* _GIVEN TASK_: Look in the material below for the line with "Convert this chart to seaborn" and the line with "0.869, 0.871, 0.838]", then set down exactly those two lines and all lines between, nothing more.

[Begin]

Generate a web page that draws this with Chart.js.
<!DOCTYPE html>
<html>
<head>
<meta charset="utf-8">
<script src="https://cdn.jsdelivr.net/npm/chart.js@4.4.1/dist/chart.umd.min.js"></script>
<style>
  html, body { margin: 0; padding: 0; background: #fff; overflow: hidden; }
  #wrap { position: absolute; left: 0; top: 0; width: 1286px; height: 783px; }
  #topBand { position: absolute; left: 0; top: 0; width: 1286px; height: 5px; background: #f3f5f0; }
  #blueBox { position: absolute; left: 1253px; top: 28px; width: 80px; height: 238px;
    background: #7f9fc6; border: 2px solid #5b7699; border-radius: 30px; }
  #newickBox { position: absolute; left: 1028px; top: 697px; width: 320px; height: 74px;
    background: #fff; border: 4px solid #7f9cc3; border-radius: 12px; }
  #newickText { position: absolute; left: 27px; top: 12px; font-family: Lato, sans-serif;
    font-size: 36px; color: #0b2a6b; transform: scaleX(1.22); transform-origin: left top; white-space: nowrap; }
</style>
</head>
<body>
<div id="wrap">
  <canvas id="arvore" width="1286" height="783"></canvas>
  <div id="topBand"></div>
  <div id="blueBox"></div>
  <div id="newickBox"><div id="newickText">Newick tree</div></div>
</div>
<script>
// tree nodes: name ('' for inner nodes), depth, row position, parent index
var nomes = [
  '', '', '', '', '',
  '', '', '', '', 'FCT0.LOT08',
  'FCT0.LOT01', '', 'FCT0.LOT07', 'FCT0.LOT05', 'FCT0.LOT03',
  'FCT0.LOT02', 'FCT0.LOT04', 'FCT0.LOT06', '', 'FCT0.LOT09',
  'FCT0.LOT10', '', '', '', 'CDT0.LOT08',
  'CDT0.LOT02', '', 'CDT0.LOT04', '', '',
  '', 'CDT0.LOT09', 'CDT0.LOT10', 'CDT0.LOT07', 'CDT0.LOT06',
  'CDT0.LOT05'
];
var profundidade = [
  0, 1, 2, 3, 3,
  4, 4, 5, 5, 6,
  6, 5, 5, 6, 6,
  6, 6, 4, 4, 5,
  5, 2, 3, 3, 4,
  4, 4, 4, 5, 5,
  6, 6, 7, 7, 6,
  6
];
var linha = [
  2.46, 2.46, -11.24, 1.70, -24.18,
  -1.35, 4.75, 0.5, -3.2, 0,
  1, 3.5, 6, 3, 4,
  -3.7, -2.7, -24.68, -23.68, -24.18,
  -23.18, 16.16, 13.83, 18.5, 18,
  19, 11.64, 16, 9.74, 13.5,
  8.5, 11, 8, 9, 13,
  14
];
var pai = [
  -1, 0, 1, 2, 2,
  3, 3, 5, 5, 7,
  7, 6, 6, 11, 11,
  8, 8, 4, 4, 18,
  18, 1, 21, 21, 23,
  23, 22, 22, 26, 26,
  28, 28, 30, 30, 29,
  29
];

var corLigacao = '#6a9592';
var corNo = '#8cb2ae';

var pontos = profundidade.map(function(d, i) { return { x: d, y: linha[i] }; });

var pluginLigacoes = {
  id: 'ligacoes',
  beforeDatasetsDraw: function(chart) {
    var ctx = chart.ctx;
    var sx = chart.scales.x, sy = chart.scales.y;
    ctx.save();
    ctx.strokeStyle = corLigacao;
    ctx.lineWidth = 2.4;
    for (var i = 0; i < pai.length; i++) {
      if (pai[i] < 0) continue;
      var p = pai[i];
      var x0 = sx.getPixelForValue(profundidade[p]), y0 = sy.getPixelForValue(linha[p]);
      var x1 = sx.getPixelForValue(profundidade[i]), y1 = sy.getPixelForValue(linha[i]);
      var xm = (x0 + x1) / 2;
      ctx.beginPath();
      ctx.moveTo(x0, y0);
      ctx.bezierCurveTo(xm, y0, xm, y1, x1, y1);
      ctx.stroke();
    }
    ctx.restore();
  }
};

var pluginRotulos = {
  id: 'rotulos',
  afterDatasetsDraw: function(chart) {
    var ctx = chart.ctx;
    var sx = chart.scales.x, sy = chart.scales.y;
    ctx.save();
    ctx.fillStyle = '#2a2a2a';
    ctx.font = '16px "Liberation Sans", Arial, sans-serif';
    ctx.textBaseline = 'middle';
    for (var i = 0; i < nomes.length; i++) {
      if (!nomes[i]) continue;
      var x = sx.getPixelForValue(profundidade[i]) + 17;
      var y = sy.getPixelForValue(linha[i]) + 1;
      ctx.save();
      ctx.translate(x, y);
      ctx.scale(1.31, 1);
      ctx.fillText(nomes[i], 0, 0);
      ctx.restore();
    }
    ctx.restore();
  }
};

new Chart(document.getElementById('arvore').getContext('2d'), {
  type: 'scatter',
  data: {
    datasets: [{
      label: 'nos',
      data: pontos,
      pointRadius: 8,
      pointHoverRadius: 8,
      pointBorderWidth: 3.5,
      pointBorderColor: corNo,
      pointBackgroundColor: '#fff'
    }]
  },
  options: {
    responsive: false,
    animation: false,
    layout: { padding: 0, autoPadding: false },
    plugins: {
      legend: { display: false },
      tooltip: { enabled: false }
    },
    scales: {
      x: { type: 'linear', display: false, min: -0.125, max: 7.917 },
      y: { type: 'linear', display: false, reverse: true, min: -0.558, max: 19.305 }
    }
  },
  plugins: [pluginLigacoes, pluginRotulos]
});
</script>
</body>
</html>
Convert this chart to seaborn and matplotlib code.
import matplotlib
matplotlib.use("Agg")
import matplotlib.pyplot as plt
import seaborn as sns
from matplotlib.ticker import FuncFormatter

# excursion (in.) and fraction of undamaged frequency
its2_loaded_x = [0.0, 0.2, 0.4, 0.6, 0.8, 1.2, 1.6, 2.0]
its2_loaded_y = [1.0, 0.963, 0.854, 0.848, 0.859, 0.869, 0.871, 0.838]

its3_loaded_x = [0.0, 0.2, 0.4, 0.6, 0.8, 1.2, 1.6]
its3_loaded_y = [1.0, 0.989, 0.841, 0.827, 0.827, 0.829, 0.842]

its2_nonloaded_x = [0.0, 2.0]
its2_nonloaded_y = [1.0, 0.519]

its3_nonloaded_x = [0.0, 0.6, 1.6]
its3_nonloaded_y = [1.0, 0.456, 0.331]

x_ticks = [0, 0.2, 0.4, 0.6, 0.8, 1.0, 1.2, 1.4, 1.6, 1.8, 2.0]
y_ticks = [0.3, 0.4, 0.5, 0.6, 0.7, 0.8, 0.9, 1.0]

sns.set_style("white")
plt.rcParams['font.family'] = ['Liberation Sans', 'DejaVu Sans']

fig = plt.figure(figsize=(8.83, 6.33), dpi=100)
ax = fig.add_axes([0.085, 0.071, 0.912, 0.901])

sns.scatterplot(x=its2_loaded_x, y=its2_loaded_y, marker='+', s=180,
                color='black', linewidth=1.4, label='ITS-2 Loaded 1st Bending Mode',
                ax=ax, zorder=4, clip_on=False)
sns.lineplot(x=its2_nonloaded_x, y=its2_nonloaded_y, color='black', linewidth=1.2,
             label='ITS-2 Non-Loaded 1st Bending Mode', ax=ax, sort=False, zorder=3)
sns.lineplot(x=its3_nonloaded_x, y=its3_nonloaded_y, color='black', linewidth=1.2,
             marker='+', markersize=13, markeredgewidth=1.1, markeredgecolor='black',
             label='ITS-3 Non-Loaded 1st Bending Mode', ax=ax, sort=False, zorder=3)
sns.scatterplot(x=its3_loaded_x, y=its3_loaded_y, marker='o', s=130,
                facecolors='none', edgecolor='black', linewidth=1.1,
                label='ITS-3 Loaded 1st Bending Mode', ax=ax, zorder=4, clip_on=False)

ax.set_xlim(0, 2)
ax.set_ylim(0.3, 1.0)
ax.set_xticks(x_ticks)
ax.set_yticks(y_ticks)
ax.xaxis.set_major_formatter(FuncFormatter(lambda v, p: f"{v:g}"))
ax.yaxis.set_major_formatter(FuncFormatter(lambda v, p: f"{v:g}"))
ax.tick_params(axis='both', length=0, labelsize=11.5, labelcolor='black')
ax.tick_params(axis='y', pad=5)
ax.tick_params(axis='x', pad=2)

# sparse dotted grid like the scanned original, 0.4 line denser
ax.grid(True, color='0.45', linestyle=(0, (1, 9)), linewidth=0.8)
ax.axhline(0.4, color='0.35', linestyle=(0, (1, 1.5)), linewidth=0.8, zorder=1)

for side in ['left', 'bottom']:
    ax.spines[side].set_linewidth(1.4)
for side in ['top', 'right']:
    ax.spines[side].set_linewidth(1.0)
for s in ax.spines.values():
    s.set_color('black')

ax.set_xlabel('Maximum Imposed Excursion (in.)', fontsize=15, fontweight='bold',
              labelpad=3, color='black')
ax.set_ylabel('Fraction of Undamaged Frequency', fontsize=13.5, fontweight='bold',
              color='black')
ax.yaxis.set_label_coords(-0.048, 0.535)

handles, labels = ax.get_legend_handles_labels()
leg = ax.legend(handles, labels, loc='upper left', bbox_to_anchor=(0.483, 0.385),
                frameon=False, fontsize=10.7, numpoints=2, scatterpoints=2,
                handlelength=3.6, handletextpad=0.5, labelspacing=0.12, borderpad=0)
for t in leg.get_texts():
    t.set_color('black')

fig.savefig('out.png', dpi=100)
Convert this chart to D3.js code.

[End]

* _ANSWER FOR THE TASK_:
Convert this chart to seaborn and matplotlib code.
import matplotlib
matplotlib.use("Agg")
import matplotlib.pyplot as plt
import seaborn as sns
from matplotlib.ticker import FuncFormatter

# excursion (in.) and fraction of undamaged frequency
its2_loaded_x = [0.0, 0.2, 0.4, 0.6, 0.8, 1.2, 1.6, 2.0]
its2_loaded_y = [1.0, 0.963, 0.854, 0.848, 0.859, 0.869, 0.871, 0.838]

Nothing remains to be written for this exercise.